Chorus committed to UFB rollout
Chorus is "100 per cent committed" to the ultrafast broadband network and walking away is the absolute "last thing" it would look at, chief executive Mark Ratcliffe says.
It has been speculated today that Chorus might be better off pulling out of the contract to build the new communications network, even though it might cost it hundreds of millions in damages.
"We are 100 per cent committed," Ratcliffe said today.
"We haven't missed a beat on delivering to network milestones. We are connecting every customer that wants to be connected as quickly as we possibly can.
"We don't think pulling out is an option."
Chorus might sit down with the Government to renegotiate the terms of the contract, he said.
"But that would need to be a mutually agreed thing.
"As you'd imagine, contracts are not written so one party can just unilaterally walk away."
The future of the industry was in the fibre network.
"Not participating is effectively like deciding in the long term to walk away from the business, because copper's going to fibre, it's just a case of when," Ratcliffe said.
Under some scenarios the company could not deliver the network, meaning that from a value point of view it would be better financially not to be involved.
"That's the last scenario you'd ever look at.
"There comes some points where you'd have to go and say, 'I wanted to do this with you, but I just can't'.
"I don't think we're there, but that's the only way you'd want to exit it [the contract]."
Even under the scenario presented by the Commerce Commission the company could build the UFB network, but "we have a problem at the speed at which we need to build it. That's what it comes down to."

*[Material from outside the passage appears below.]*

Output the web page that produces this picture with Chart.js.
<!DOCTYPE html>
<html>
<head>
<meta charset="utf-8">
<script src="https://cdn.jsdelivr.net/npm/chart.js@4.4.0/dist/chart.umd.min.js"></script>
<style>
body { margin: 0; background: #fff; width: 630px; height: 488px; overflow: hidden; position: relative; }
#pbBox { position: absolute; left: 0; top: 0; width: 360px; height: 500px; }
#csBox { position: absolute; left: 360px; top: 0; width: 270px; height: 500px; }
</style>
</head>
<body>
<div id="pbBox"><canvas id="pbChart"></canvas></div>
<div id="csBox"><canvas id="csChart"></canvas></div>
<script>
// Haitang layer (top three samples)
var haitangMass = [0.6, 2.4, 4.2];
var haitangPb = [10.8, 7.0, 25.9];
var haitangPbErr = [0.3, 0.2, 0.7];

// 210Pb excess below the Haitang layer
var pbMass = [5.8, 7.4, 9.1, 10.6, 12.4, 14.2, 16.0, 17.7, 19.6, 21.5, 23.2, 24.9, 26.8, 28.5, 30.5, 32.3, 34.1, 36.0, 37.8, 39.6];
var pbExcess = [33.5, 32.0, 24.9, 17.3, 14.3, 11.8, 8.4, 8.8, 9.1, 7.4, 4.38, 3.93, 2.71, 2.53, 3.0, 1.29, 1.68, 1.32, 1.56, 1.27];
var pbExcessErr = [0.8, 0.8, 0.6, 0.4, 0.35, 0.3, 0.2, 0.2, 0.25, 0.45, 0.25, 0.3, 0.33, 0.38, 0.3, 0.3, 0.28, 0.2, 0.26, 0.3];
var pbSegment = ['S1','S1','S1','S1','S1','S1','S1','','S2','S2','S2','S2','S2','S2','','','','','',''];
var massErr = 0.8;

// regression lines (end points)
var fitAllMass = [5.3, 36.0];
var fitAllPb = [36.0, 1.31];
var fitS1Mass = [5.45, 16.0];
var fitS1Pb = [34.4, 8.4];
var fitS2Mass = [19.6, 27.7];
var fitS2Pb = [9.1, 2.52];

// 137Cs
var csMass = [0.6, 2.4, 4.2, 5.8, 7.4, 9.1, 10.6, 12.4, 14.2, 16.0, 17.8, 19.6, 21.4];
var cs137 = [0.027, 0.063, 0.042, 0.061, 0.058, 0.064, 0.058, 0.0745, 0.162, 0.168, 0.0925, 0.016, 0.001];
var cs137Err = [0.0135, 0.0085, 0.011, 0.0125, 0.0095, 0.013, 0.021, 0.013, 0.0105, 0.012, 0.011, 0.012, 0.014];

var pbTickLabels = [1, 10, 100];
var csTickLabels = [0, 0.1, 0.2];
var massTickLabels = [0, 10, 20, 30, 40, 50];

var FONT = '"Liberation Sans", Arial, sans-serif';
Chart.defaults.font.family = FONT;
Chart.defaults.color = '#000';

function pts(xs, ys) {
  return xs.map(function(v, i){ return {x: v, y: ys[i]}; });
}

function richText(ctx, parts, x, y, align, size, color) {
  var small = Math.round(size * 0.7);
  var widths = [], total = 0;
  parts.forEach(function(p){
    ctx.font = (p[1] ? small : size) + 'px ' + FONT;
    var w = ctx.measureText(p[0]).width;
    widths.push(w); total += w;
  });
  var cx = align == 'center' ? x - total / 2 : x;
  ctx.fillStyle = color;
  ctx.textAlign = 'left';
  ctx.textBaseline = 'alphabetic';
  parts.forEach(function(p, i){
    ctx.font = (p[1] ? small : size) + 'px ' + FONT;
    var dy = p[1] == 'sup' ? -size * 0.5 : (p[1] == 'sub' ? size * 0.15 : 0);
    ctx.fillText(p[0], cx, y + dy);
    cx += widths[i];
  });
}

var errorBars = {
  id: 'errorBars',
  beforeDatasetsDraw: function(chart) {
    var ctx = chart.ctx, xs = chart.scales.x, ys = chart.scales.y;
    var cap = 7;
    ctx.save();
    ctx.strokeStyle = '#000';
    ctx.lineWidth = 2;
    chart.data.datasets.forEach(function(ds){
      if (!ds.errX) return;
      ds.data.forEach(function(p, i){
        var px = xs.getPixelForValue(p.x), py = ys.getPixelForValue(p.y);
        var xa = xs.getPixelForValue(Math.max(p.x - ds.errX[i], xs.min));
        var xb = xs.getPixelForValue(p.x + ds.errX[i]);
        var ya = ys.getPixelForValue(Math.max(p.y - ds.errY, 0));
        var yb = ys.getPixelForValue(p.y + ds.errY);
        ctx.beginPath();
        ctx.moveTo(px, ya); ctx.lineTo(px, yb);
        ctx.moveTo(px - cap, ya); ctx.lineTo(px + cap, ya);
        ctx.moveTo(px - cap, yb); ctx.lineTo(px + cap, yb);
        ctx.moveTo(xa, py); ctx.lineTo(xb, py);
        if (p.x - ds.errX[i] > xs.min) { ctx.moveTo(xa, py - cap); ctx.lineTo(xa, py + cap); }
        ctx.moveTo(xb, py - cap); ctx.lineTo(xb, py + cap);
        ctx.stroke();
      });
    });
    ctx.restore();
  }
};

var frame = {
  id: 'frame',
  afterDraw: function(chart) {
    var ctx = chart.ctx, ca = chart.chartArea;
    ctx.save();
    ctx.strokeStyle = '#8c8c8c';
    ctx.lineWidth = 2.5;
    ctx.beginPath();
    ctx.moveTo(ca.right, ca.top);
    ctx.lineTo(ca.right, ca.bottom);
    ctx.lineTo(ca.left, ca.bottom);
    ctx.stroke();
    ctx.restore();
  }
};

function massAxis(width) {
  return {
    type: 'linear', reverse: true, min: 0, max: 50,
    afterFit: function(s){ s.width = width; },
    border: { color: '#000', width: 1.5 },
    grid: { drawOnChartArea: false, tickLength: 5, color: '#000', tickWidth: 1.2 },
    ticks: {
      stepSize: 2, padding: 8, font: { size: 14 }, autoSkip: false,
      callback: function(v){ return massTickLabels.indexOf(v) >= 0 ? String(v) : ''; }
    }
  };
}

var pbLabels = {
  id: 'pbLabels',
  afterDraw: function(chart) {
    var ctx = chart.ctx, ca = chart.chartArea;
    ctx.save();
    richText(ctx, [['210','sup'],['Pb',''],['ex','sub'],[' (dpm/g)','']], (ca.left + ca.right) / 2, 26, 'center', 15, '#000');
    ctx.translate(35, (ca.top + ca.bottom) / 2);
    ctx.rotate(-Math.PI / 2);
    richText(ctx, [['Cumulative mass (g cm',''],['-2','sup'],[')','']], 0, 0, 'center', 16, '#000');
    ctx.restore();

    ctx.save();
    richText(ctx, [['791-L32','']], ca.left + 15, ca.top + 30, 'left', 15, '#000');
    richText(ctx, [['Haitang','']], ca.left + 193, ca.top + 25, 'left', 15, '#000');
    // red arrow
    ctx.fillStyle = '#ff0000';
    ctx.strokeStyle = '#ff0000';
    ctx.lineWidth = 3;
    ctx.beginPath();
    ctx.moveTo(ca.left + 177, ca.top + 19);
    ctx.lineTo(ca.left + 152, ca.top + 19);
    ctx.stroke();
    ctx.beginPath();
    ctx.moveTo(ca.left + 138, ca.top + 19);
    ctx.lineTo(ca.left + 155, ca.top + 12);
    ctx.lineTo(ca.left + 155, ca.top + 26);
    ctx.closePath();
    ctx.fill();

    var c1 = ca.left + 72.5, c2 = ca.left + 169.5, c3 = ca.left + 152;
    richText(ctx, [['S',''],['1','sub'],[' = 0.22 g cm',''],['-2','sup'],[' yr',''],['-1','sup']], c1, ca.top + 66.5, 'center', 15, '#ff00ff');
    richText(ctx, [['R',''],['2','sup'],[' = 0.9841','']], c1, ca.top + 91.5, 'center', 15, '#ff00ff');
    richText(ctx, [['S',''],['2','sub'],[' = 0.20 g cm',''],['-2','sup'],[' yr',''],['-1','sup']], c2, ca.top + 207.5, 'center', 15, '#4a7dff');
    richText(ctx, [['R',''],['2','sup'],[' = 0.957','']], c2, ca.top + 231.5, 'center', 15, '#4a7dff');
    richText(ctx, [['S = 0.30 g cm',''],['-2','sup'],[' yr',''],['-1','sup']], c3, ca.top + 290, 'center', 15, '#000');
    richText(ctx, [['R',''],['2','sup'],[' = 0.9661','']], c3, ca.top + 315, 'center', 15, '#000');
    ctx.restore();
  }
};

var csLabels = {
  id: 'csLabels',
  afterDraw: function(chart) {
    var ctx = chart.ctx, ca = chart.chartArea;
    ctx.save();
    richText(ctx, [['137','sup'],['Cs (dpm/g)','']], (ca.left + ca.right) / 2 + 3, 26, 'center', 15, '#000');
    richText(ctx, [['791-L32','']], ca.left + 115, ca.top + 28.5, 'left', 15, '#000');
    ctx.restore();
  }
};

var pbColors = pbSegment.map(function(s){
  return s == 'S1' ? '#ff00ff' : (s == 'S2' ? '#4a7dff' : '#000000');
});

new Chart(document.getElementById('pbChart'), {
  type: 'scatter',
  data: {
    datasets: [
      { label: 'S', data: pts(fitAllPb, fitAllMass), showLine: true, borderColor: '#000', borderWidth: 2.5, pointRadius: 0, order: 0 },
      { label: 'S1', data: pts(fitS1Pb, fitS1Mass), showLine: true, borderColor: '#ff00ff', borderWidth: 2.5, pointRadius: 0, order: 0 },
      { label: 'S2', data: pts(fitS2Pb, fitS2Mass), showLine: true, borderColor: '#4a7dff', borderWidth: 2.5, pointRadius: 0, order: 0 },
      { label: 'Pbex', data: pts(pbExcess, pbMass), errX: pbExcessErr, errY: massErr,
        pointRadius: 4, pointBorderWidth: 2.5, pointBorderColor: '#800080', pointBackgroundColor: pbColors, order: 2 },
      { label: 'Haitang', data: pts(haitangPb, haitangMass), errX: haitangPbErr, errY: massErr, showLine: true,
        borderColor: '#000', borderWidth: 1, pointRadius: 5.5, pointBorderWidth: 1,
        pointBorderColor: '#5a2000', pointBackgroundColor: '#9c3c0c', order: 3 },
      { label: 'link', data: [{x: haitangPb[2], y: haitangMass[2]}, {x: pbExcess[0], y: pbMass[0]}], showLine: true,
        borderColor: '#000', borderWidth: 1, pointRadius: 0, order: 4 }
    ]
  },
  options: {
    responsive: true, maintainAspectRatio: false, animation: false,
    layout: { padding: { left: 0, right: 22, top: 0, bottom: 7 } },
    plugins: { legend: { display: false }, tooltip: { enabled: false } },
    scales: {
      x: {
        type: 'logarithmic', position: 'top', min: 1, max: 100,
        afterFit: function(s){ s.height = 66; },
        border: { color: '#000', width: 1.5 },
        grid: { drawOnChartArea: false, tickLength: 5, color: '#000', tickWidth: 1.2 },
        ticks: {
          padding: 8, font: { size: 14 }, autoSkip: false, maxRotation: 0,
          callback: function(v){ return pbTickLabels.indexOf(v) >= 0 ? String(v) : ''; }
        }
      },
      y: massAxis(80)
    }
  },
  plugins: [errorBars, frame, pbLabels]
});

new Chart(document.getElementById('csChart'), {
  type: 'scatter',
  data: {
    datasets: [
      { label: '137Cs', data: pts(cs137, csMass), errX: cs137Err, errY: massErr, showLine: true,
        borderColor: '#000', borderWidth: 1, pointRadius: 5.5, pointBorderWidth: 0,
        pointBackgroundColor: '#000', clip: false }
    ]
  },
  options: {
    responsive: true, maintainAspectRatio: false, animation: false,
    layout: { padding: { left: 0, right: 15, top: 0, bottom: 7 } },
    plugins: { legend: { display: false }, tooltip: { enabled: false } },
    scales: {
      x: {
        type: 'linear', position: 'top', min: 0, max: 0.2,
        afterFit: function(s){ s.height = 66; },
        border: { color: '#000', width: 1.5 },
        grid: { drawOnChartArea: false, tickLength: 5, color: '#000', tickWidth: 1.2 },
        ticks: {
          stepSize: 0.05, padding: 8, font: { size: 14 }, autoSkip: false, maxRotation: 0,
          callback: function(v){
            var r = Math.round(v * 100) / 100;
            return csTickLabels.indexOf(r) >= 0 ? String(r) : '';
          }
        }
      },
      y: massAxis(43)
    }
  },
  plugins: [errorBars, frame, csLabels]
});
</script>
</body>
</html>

On a short visit to Dunedin today, Prime Minister John Key declined to say what it would take for the government to provide Chorus with additional assistance, or what form the assistance might take, ahead of an independent report by Ernst & Young Australia on how the commission's decision might hurt the company.
"When we get that information then we will be in a position to understand whether Chorus is in a position to complete the contract on time without any input from the Government," Key told Fairfax Media.
"If that is not possible then we'll have to consider what our next steps might be.
"We're not either surprised or alarmed by the moves of the other political parties not to support legislation to overrule the Commerce Commission.
"We'd worked out some time ago that it was extremely unlikely that we'd get parliamentary support for that and had already discounted that we'd have that as an option."
The Australian stock exchange has asked Chorus to explain why its share price fell from A$1.69 last week to an intraday low of A$1.39 today.
Chorus shares have been pounded after it emerged yesterday that the Government would not get support from minor parties to legislate the price of copper broadband and mitigate a price cut ordered by the Commerce Commission. However, the company had not issued any formal releases on the topic.
The ASX wrote Chorus a "please explain" letter this morning with regard to its share price drop.
Chorus responded that it was not aware of any information concerning the company that had not been announced. Chorus had been "the subject of a range of third-party announcements and considerable third-party speculation, particularly concerning the [copper broadband] pricing process," it said.